How Tax Regimes Affect Annual Salary Increase Percentage
India offers two tax regimes for employees: the old tax regime and the new tax regime. Both regimes have different implications for salary deductions and exemptions, which can influence how much you take home after the annual salary increase percentage is applied.
The Old Tax Regime
Under the old tax regime, employees can avail various exemptions and deductions, which can help reduce taxable income. Some of the common deductions include:
- Standard Deduction: 50,000, applicable to all salaried employees.
- Section 80C: Deductions of up to 1.5 lakh for investments in provident fund (PF), public provident fund (PPF), life insurance premiums, and more.
- HRA: House Rent Allowance can be claimed by those who live in rented accommodation.
- LTA: Leave Travel Allowance can be claimed for domestic travel.
These exemptions reduce the total taxable income, which can lead to lower tax liability and a higher effective take-home amount after the annual salary increase percentage.
The New Tax Regime
The new tax regime offers lower tax rates but removes most exemptions and deductions. The key features of the new tax regime are:
- No exemptions for HRA, LTA, or other deductions like 80C or 80D.
- A simpler structure with tax rates ranging from 5% to 30%, depending on income levels.
If you choose the new tax regime, you might not benefit from many exemptions but will pay lower taxes, which can affect your net salary after the annual salary increase percentage.
Conclusion:
Understanding how to calculate annual salary increase percentage is an essential part of personal finance management. By following the simple steps outlined in this blog, you can easily calculate your salary increment and plan your finances effectively.
Whether you are under the old or new tax regime, it’s important to account for taxes, exemptions, and deductions to understand your actual take-home salary after the increase. Knowing how these factors affect your annual salary increase percentage will help you make informed decisions about your savings, investments, and overall financial planning.
Stay proactive, track your performance, and use your salary increments to enhance your financial growth.
FAQs:
Can I calculate my salary increase percentage even if I haven’t received my new salary?
Yes, you can calculate the expected annual salary increase percentage based on the expected increment percentage. However, you’ll need the final figures for both your old and new salaries to determine the exact increase.
Is it better to choose the old or new tax regime for higher salary benefits?
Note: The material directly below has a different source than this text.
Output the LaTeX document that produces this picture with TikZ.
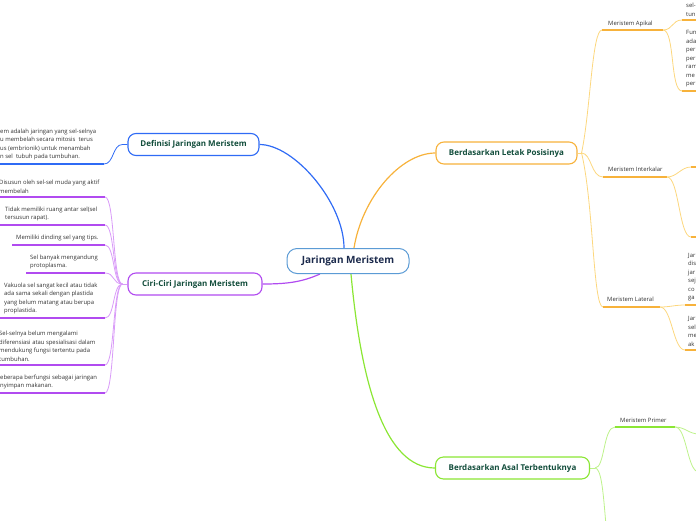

The decision depends on your personal financial situation. If you have significant investments and expenses that qualify for deductions, the old tax regime might be better for you. However, if you don’t claim many deductions, the new tax regime could save you more due to lower tax rates.
Are salary increments taxable in India?
Yes, salary increments are taxable as part of your total income. Depending on the tax regime you choose, your salary increase will be taxed accordingly.
How can I ensure a higher salary increase percentage?
Focus on improving your performance and meeting or exceeding targets. Staying updated with industry trends and upskilling can also help you secure higher salary increments.
What is a standard salary increase in India?
On average, salary increases in India range from 8% to 12% annually. However, this can vary based on industry, company performance, and individual contributions.